Start of DATA PROVIDED

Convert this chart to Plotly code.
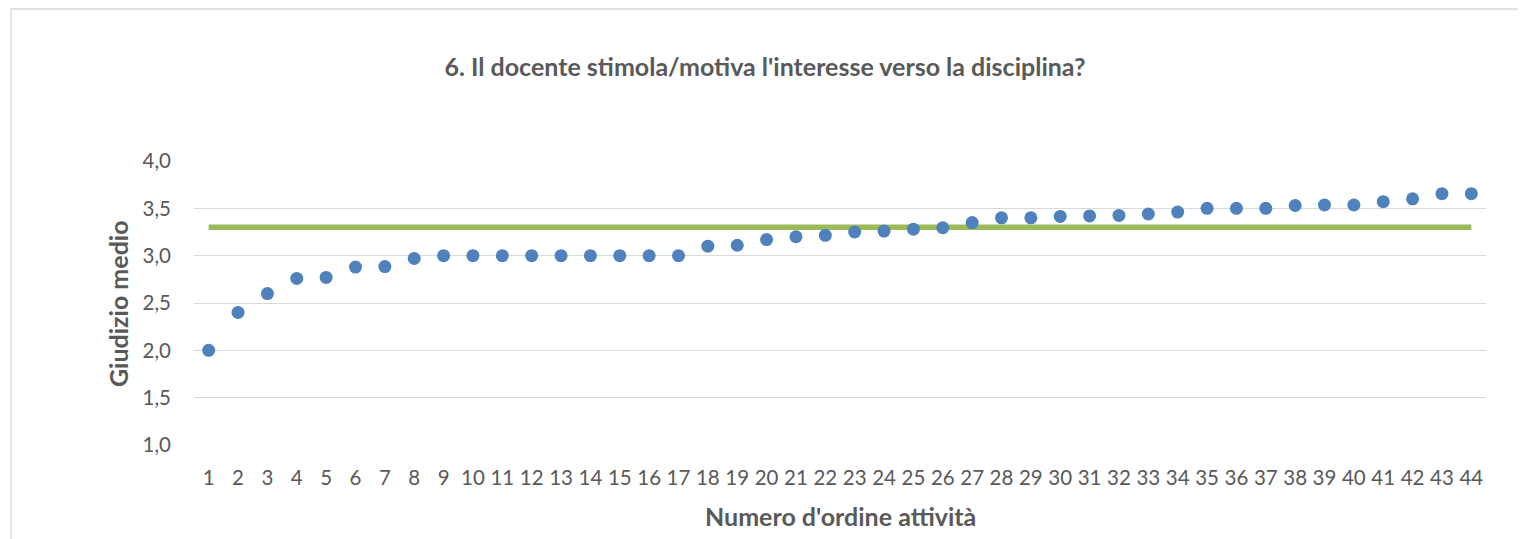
import plotly.graph_objects as go

activities = list(range(1, 45))
tick_labels = [str(i) for i in activities]
giudizio_medio = [
    2.00, 2.40, 2.60, 2.76, 2.77, 2.88, 2.885, 2.97, 3.00, 3.00,
    3.00, 3.00, 3.00, 3.00, 3.00, 3.00, 3.00, 3.10, 3.11, 3.17,
    3.20, 3.215, 3.25, 3.26, 3.28, 3.295, 3.35, 3.40, 3.40, 3.415,
    3.42, 3.425, 3.44, 3.46, 3.50, 3.50, 3.50, 3.53, 3.535, 3.535,
    3.57, 3.60, 3.655, 3.655,
]
media_generale = [3.30] * len(activities)

y_ticks = [1.0, 1.5, 2.0, 2.5, 3.0, 3.5, 4.0]
y_tick_labels = ["1,0", "1,5", "2,0", "2,5", "3,0", "3,5", "4,0"]

FONT = "Lato"
GREY = "#595959"

fig = go.Figure()
fig.add_trace(go.Scatter(
    x=activities, y=media_generale, mode="lines",
    line=dict(color="#9BBB59", width=5.5), hoverinfo="skip", showlegend=False,
))
fig.add_trace(go.Scatter(
    x=activities, y=giudizio_medio, mode="markers",
    marker=dict(color="#4F81BD", size=13), showlegend=False,
))

# page body has an 8px margin, so the figure is placed at (8, 8)
OFF = 8
W, H = 1526, 539 - OFF
L, R, T, B = 194 - OFF, 1486 - OFF, 161 - OFF, 445 - OFF

fig.update_layout(
    width=W, height=H,
    margin=dict(l=L, r=W - R, t=T, b=H - B, pad=0),
    paper_bgcolor="white", plot_bgcolor="white",
    font=dict(family=FONT, color=GREY, size=20.5),
    title=dict(
        text="<b>6. Il docente stimola/motiva l'interesse verso la disciplina?</b>",
        x=(765 - OFF) / W, xanchor="center", y=1 - (67 - OFF) / H, yanchor="middle",
        font=dict(family=FONT, size=25, color=GREY),
    ),
    xaxis=dict(
        range=[0.5, 44.5], tickmode="array", tickvals=activities, ticktext=tick_labels,
        showgrid=False, zeroline=False, showline=False, ticks="",
        ticklabelstandoff=18, tickfont=dict(size=20.5, color=GREY),
    ),
    yaxis=dict(
        range=[1, 4], tickmode="array", tickvals=y_ticks, ticktext=y_tick_labels,
        showgrid=True, gridcolor="#D9D9D9", gridwidth=1.3, zeroline=False, showline=False,
        ticks="", ticklabelstandoff=22, tickfont=dict(size=20.5, color=GREY),
    ),
    annotations=[
        dict(text="<b>Numero d'ordine attività</b>", xref="paper", yref="paper",
             x=0.5, y=(B - (516 - OFF)) / (B - T), xanchor="center", yanchor="middle",
             showarrow=False, font=dict(family=FONT, size=25, color=GREY)),
        dict(text="<b>Giudizio medio</b>", xref="paper", yref="paper",
             x=((118 - OFF) - L) / (R - L), y=(B - (304 - OFF)) / (B - T),
             xanchor="center", yanchor="middle",
             textangle=-90, showarrow=False, font=dict(family=FONT, size=25, color=GREY)),
    ],
    shapes=[
        dict(type="rect", xref="paper", yref="paper",
             x0=((11 - OFF) - L) / (R - L), x1=1.2, y0=-1, y1=(B - (9 - OFF)) / (B - T),
             line=dict(color="#D9D9D9", width=1.3), fillcolor="rgba(0,0,0,0)", layer="below"),
    ],
)

fig.write_html("out.html")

End of DATA PROVIDED

- _DIRECTION_:
Repeat exactly and only the lines from the start of the data above through the line that holds "L, R, T, B = 194", inclusive. Pictures do not belong in the copy.

- _WRITTEN SOLUTION_:
Convert this chart to Plotly code.
import plotly.graph_objects as go

activities = list(range(1, 45))
tick_labels = [str(i) for i in activities]
giudizio_medio = [
    2.00, 2.40, 2.60, 2.76, 2.77, 2.88, 2.885, 2.97, 3.00, 3.00,
    3.00, 3.00, 3.00, 3.00, 3.00, 3.00, 3.00, 3.10, 3.11, 3.17,
    3.20, 3.215, 3.25, 3.26, 3.28, 3.295, 3.35, 3.40, 3.40, 3.415,
    3.42, 3.425, 3.44, 3.46, 3.50, 3.50, 3.50, 3.53, 3.535, 3.535,
    3.57, 3.60, 3.655, 3.655,
]
media_generale = [3.30] * len(activities)

y_ticks = [1.0, 1.5, 2.0, 2.5, 3.0, 3.5, 4.0]
y_tick_labels = ["1,0", "1,5", "2,0", "2,5", "3,0", "3,5", "4,0"]

FONT = "Lato"
GREY = "#595959"

fig = go.Figure()
fig.add_trace(go.Scatter(
    x=activities, y=media_generale, mode="lines",
    line=dict(color="#9BBB59", width=5.5), hoverinfo="skip", showlegend=False,
))
fig.add_trace(go.Scatter(
    x=activities, y=giudizio_medio, mode="markers",
    marker=dict(color="#4F81BD", size=13), showlegend=False,
))

# page body has an 8px margin, so the figure is placed at (8, 8)
OFF = 8
W, H = 1526, 539 - OFF
L, R, T, B = 194 - OFF, 1486 - OFF, 161 - OFF, 445 - OFF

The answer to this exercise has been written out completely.